Unter diesem Titel ist im Matthias-Grünewald-Verlag in Mainz (Edition Psychologie und Pädagogik) ein Buch von Adelheid Christl erschienen. Die Autorin (Jahrgang 1953) ist 1980 nach einer Krankheit ertaubt. In ihrem Buch schildert sie die besondere Situation ertaubter Menschen. Das Buch umfaßt 115 Seiten und versteht sich als informativer Ratgeber (...) für ertaubte Menschen und für alle, die beruflich und privat mit ihnen zu tun haben." (Klappentext)
Die ersten beiden Kapitel des Buches beschreiben die Bedeutung des Gehörsinns für den Menschen" und die Medizinischen Aspekte des Hörens" und bieten kurz zusammengefaßt das notwendige Grundwissen zum Hören und den Funktionen der Hörorgane.
In den folgenden zwei Kapiteln wird die Besonderheit der Ertaubung im Gegensatz zur Gehörlosigkeit (von Geburt an oder prälingual). Vor allem die Probleme bei Ertaubung eines Erwachsenen, der einen langen, komplizierten Prozeß der Sozialisation und Persönlichkeitsentwicklung im Besitz des vollen Hörvermögens durchlaufen" (Seite 25) hat, werden thematisiert. Ist das Hörvermögen ein Teil der Identität des Erwachsenen geworden, so ist sein Verlust ein traumatisches Erlebnis. Dieses traumatische Erlebnis vergleicht Christl mit dem Erleben einer Trauersituation beim Verlust eines nahestehenden Menschen. Angelehnt an Verena Kast (Trauern. Phasen und Chancen des psychischen Prozesses, Stuttgart: Kreuz Verlag 1982) stellt Christl die vier Phasen der Trauer beim Hörverlust dar.
Im fünften Kapitel stellt die Autorin sechs Grundsätze für die Hilfe auf, die wiederum eng an die Phasen der Trauer angelegt sind und konkretisiert im sechsten Kapitel die Hilfe durch den Aufbau neuer nonverbaler Kommunkikationssysteme". Das achte Kapitel gibt einen kurzen Überblick über medizinische und technische Hilfsmittel.
Die Auswirkungen der Ertaubung in Öffentlichkeit, Familien- und Berufsleben beschreibt das siebte Kapitel.
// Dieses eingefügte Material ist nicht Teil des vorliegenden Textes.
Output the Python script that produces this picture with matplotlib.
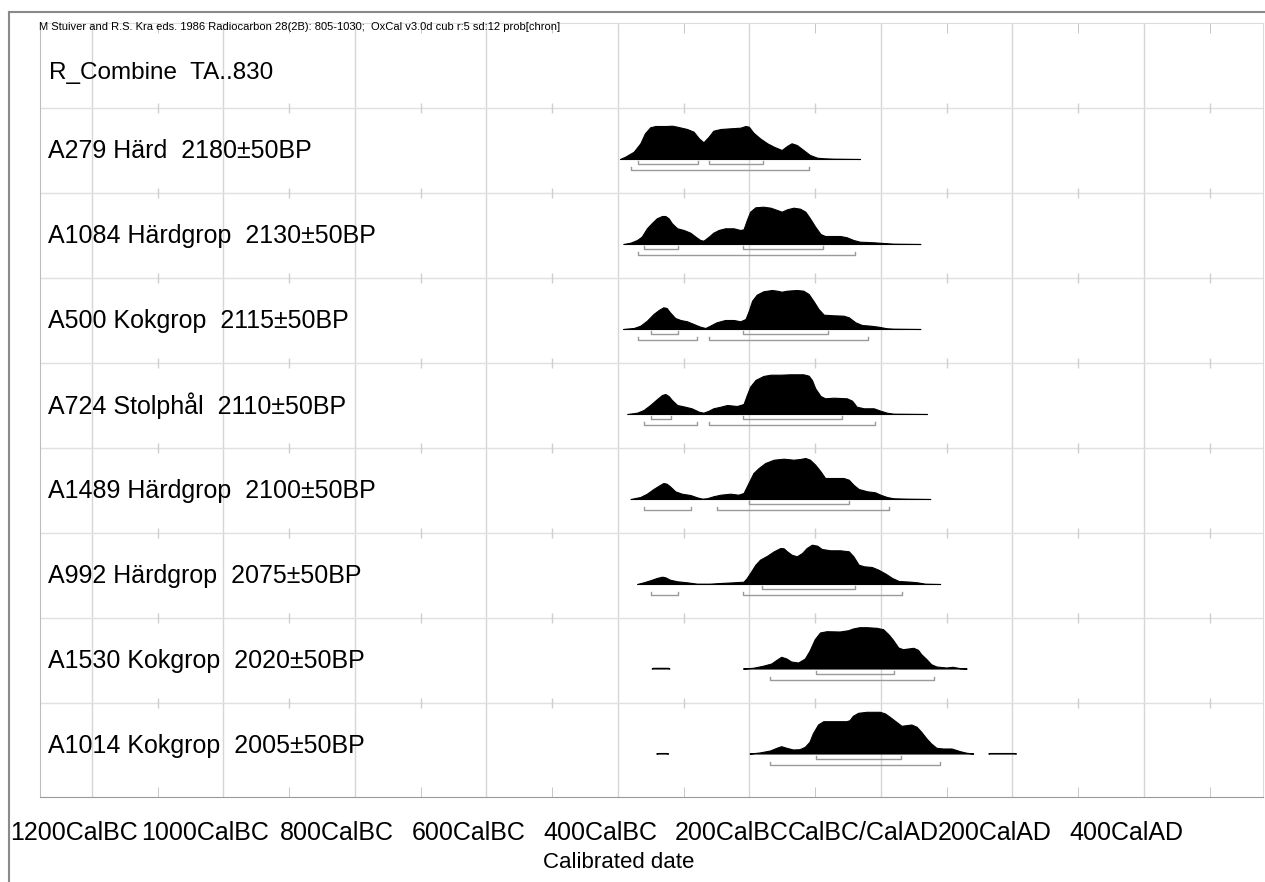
import numpy as np
import matplotlib.pyplot as plt
import matplotlib.transforms as mtransforms
from matplotlib.lines import Line2D

# Arial-like metrics
plt.rcParams["font.family"] = ["Liberation Sans", "DejaVu Sans"]

header = "M Stuiver and R.S. Kra eds. 1986 Radiocarbon 28(2B): 805-1030;  OxCal v3.0d cub r:5 sd:12 prob[chron]"
group_label = "R_Combine  TA..830"

sample_labels = ["A279 Härd  2180±50BP",
                 "A1084 Härdgrop  2130±50BP",
                 "A500 Kokgrop  2115±50BP",
                 "A724 Stolphål  2110±50BP",
                 "A1489 Härdgrop  2100±50BP",
                 "A992 Härdgrop  2075±50BP",
                 "A1530 Kokgrop  2020±50BP",
                 "A1014 Kokgrop  2005±50BP"]

tick_years = [-1200, -1000, -800, -600, -400, -200, 0, 200, 400]
tick_labels = ["1200CalBC", "1000CalBC", "800CalBC", "600CalBC", "400CalBC",
               "200CalBC", "CalBC/CalAD", "200CalAD", "400CalAD"]
minor_years = [-1100, -900, -700, -500, -300, -100, 100, 300, 500]

# probability curves (year AD, relative probability)
a279_yr = [-397, -389, -376, -366, -359, -351, -343, -326, -318, -310, -295, -285, -277, -270, -262, -255,
           -244, -229, -214, -206, -201, -194, -184, -173, -163, -151, -143, -136, -128, -118, -108, -97,
           -87, -72, -32]
a279_p = [0, 2.3, 7.3, 15.7, 25.7, 31.7, 33, 33, 33.3, 32.3, 30, 27.3, 20.7, 16.7, 22.3, 28.3,
          30, 30.7, 31.3, 33, 32.3, 26.3, 20.7, 15.7, 12.3, 9, 13, 15.7, 14, 9, 4, 1.3,
          0.7, 0.3, 0]

a1084_yr = [-392, -381, -371, -364, -356, -348, -341, -333, -328, -323, -318, -310, -300, -290, -282, -275,
            -270, -262, -255, -247, -237, -224, -214, -209, -204, -199, -191, -179, -168, -158, -151, -143,
            -133, -123, -115, -108, -100, -92, -85, -62, -52, -42, -32, -11, 4, 19, 60]
a1084_p = [0, 1.3, 4, 7.3, 15.7, 21.3, 25.7, 28, 28, 25.7, 20.7, 15.7, 14, 11.3, 7.3, 4,
           3.3, 7.3, 11.3, 14, 15.7, 15.7, 14, 14.7, 24, 32.3, 36.7, 37.3, 36.3, 34, 32.3, 34.7,
           36.3, 35.3, 32.3, 25.7, 17.3, 10, 8, 8, 6.7, 4, 2.3, 1.7, 1, 0.3, 0]

a500_yr = [-392, -376, -366, -356, -346, -338, -331, -326, -321, -313, -305, -295, -285, -275, -267, -260,
           -250, -237, -224, -214, -206, -201, -196, -189, -179, -166, -158, -151, -143, -128, -118, -110,
           -103, -95, -87, -72, -57, -49, -39, -29, -16, -4, 9, 19, 60]
a500_p = [0, 1, 3.3, 8.3, 15, 19, 21.7, 21, 16.7, 11, 9, 7.7, 5, 2.3, 1, 3.3,
          6.7, 9, 9, 7.7, 10, 18.3, 28.3, 34.3, 37.7, 39, 38.3, 37.3, 38.3, 39, 38.3, 35,
          28.3, 20, 14.3, 13.7, 13.3, 11.7, 6.7, 4, 3.3, 2.3, 0.7, 0.3, 0]

a724_yr = [-386, -371, -361, -351, -341, -333, -328, -323, -318, -310, -298, -288, -277, -270, -262, -255,
           -244, -234, -219, -209, -204, -199, -191, -179, -168, -153, -138, -118, -110, -105, -100, -92,
           -85, -72, -52, -44, -37, -26, -11, -1, 9, 19, 70]
a724_p = [0, 1.3, 4, 9, 14.7, 19, 20, 18, 14, 9, 7.3, 5.7, 2.3, 1.3, 3.3, 5.7,
          7.3, 9, 8, 10, 19, 27.3, 34, 38, 39.3, 39.3, 39.7, 39.7, 38.3, 34, 25.7, 18,
          15.7, 16.3, 15.7, 13.3, 7.3, 5.7, 5.7, 3.3, 1.3, 0.3, 0]

a1489_yr = [-381, -366, -356, -346, -338, -331, -326, -321, -313, -303, -290, -280, -272, -265, -255, -244,
            -229, -217, -209, -204, -199, -194, -186, -176, -163, -148, -133, -123, -115, -108, -100, -92,
            -85, -72, -57, -49, -42, -34, -21, -9, -1, 9, 19, 39, 75]
a1489_p = [0, 2, 5.3, 10, 13.3, 16, 15.3, 12.7, 7.7, 5.3, 4, 1.7, 0.3, 0.7, 2.7, 4.3,
           5.3, 4.3, 6, 12.7, 19.3, 26, 31, 36, 39.3, 40.3, 39.3, 40, 41, 39.3, 34.3, 27.7,
           21, 21, 21, 19.3, 14.3, 10, 7.7, 6.7, 4.3, 2, 0.7, 0.3, 0]

a992_yr = [-371, -361, -351, -341, -333, -328, -321, -310, -295, -280, -260, -244, -224, -209, -204, -199,
           -191, -184, -173, -163, -153, -148, -143, -136, -128, -120, -113, -105, -97, -90, -77, -62,
           -49, -42, -34, -26, -14, -4, 7, 17, 27, 45, 55, 67, 90]
a992_p = [0, 1.7, 3.7, 6, 7.3, 6.7, 4.3, 2.7, 1.7, 0.3, 0.3, 1, 1.7, 2.3, 6, 11,
          19.3, 24.3, 28.3, 32.7, 36, 35.7, 32.7, 29.3, 27.7, 31, 36, 39.3, 38.3, 35, 33.7, 33.7,
          32.7, 27.7, 19.3, 17.7, 17, 14.3, 10.3, 6, 3, 2.3, 1.7, 0.3, 0]

a1530_yr = [-348, -346, -323, -321, -300, -209, -194, -179, -166, -158, -151, -143, -136, -125, -115, -108,
            -100, -92, -82, -62, -49, -42, -32, -21, -6, 4, 12, 19, 27, 34, 42, 50,
            57, 62, 70, 77, 85, 100, 110, 121, 131]
a1530_p = [0, 0.7, 0.7, 0, 0, 0, 0.7, 2.7, 5, 8.7, 11.7, 10, 7, 6, 10, 17.7,
           29.3, 36, 37.3, 37, 38.3, 40, 41.3, 41.3, 40.7, 39.3, 34.3, 28.7, 21, 19.3, 20, 20.7,
           18.7, 14.3, 9.3, 4.3, 2, 1, 1.7, 0.3, 0]

a1014_yr = [-341, -338, -326, -323, -300, -199, -184, -168, -158, -151, -143, -133, -123, -115, -108, -103,
            -95, -87, -72, -52, -47, -42, -34, -21, -1, 7, 14, 24, 32, 39, 47, 55,
            62, 70, 77, 85, 95, 108, 121, 131, 141, 152, 164, 166, 204, 206]
a1014_p = [0, 0.5, 0.5, 0, 0, 0, 1, 3, 5.7, 7.3, 5.7, 4, 4.3, 6.7, 11.7, 20,
           29, 32.3, 32.3, 32.3, 33.3, 37.7, 40.7, 41.7, 41.7, 40, 36.7, 31.7, 27.7, 28.3, 29, 26.7,
           21.7, 15, 10, 5.7, 5, 5, 2.3, 0.7, 0, 0, 0, 0.5, 0.5, 0]

# 68.2% and 95.4% ranges
range68 = [[(-370, -279), (-261, -180)],
           [(-360, -309), (-210, -88)],
           [(-350, -309), (-210, -80)],
           [(-350, -320), (-210, -59)],
           [(-200, -49)],
           [(-181, -39)],
           [(-99, 20)],
           [(-99, 30)]]
range95 = [[(-380, -110)],
           [(-370, -39)],
           [(-370, -280), (-261, -19)],
           [(-360, -280), (-261, -9)],
           [(-360, -289), (-249, 12)],
           [(-350, -309), (-210, 32)],
           [(-169, 80)],
           [(-169, 90)]]

curves = [(a279_yr, a279_p), (a1084_yr, a1084_p), (a500_yr, a500_p), (a724_yr, a724_p),
          (a1489_yr, a1489_p), (a992_yr, a992_p), (a1530_yr, a1530_p), (a1014_yr, a1014_p)]

W, H = 1265, 882
fig = plt.figure(figsize=(W / 100, H / 100), dpi=100)
ax = fig.add_axes([40 / W, 1 - 797 / H, 1223 / W, 774 / H])

row_px = 85.0
n_rows = 774 / row_px
ax.set_xlim(-1279, 581)
ax.set_ylim(n_rows, 0)

# grid
for yr in tick_years:
    ax.axvline(yr, color="#d6d6d6", lw=1, zorder=0)
for r in range(1, 9):
    ax.axhline(r, color="#e0e0e0", lw=1, zorder=0)
    ax.plot(minor_years, [r] * len(minor_years), ls="none", marker="|", ms=7,
            mew=1, color="#cfcfcf", zorder=0)

# distributions
for i, (yrs, p) in enumerate(curves):
    yrs = np.array(yrs, dtype=float)
    p = np.array(p, dtype=float)
    nz = p > 0
    mask = nz.copy()
    mask[1:] |= nz[:-1]
    mask[:-1] |= nz[1:]
    base = i + 1 + 0.6
    ax.fill_between(yrs, base, base - p / row_px, where=mask, facecolor="black",
                    edgecolor="black", lw=0.8, zorder=3)
    tk = 3 / row_px
    for lo, hi in range68[i]:
        y = base + 5 / row_px
        ax.plot([lo, lo, hi, hi], [y - tk, y, y, y - tk], color="#9a9a9a", lw=1, zorder=2)
    for lo, hi in range95[i]:
        y = base + 10.5 / row_px
        ax.plot([lo, lo, hi, hi], [y - tk, y, y, y - tk], color="#9a9a9a", lw=1, zorder=2)
    ax.text(8 / 1223, i + 1.5, sample_labels[i], transform=ax.get_yaxis_transform(),
            ha="left", va="center", fontsize=18, color="black")

ax.text(9 / 1223, 50 / row_px, group_label, transform=ax.get_yaxis_transform(),
        ha="left", va="center", fontsize=17.5, color="black")
fig.text(39 / W, 1 - 27 / H, header, ha="left", va="center", fontsize=8, color="black")

# axes
ax.set_xticks(tick_years)
ax.set_xticklabels(tick_labels, fontsize=18, color="black")
ax.set_xticks(minor_years, minor=True)
ax.tick_params(axis="x", which="major", length=0, pad=17)
ax.tick_params(axis="x", which="minor", direction="in", length=7, color="#bdbdbd", top=True)
ax.set_yticks([])
shift = mtransforms.ScaledTranslation(-18 / 100, 0, fig.dpi_scale_trans)
for lab in ax.get_xticklabels():
    lab.set_transform(lab.get_transform() + shift)

ax.set_xlabel("Calibrated date", fontsize=16, color="black", va="top")
ax.xaxis.set_label_coords((619 - 40) / 1223, -(852 - 797) / 774)

ax.spines["left"].set_color("#bdbdbd")
ax.spines["right"].set_color("#dcdcdc")
ax.spines["top"].set_color("#dcdcdc")
ax.spines["bottom"].set_color("#9a9a9a")

# outer frame
fig.add_artist(Line2D([9 / W, 9 / W], [0, 1 - 12 / H], transform=fig.transFigure,
                      color="#8a8a8a", lw=1.5))
fig.add_artist(Line2D([9 / W, 1], [1 - 12 / H, 1 - 12 / H], transform=fig.transFigure,
                      color="#8a8a8a", lw=1.5))

fig.savefig("out.png", dpi=100)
Besonders die (als schmerzlich und degradierend empfundenen) Veränderungen der Beziehungen nach dem Hörverlust werden verdeutlicht.
Das Ziel ihres Buches beschreibt Adelheid Christl in ihrer Schlußbemerkung: Mit dieser Arbeit wird versucht, einen Einblick in die Schwierigkeiten von ertaubten Erwachsenen bei der Lebensbewältigung zu geben und entsprechenden Hilfen und sozialarbeiterische Interventionsmöglichkeiten aufzuzeigen."
Interessant an diesem Buch ist vor allem die Verbindung der Erfahrung des Verlustes der Hörfähigkeit mit den bekannten Phasen der Trauer. Zwar ist mittlerweile immer wieder darauf hingewiesen worden, daß sich die Trauerphasen (gleich wie man sie gegeneinander abgrenzt) in vielen (vielleicht in allen) Verlusterlebnissen wiederfinden lassen.
Adelheid Christl gelingt aber die Übertragung sehr gut. Auch die von ihr aufgestellten Grundsätze zur Hilfe mögen eine gute Unterstüzung der Arbeit mit erwachsenen Ertaubten bieten.
Das Buch liest sich leicht und gut, was aber auch daran liegen mag, daß vieles in ihm schon aus anderer Literatur oder eigener Erfahrung bekannt ist. Außerdem bleibt das Buch in manchen Teilen sehr an der Oberfläche.
Insgesamt finden sich in diesem Buch aber eine ganze Reihe nützlicher Tips im Umgang mit Ertaubten, besonders in der Situation der konkreten Krise in der Zeit nach dem Hörverlust. Da Christl aus eigener Erfahrung schreibt, ist das Buch auch als ein Reflexion der Bewältigung des Hörverlustes aus erster Hand zu verstehen.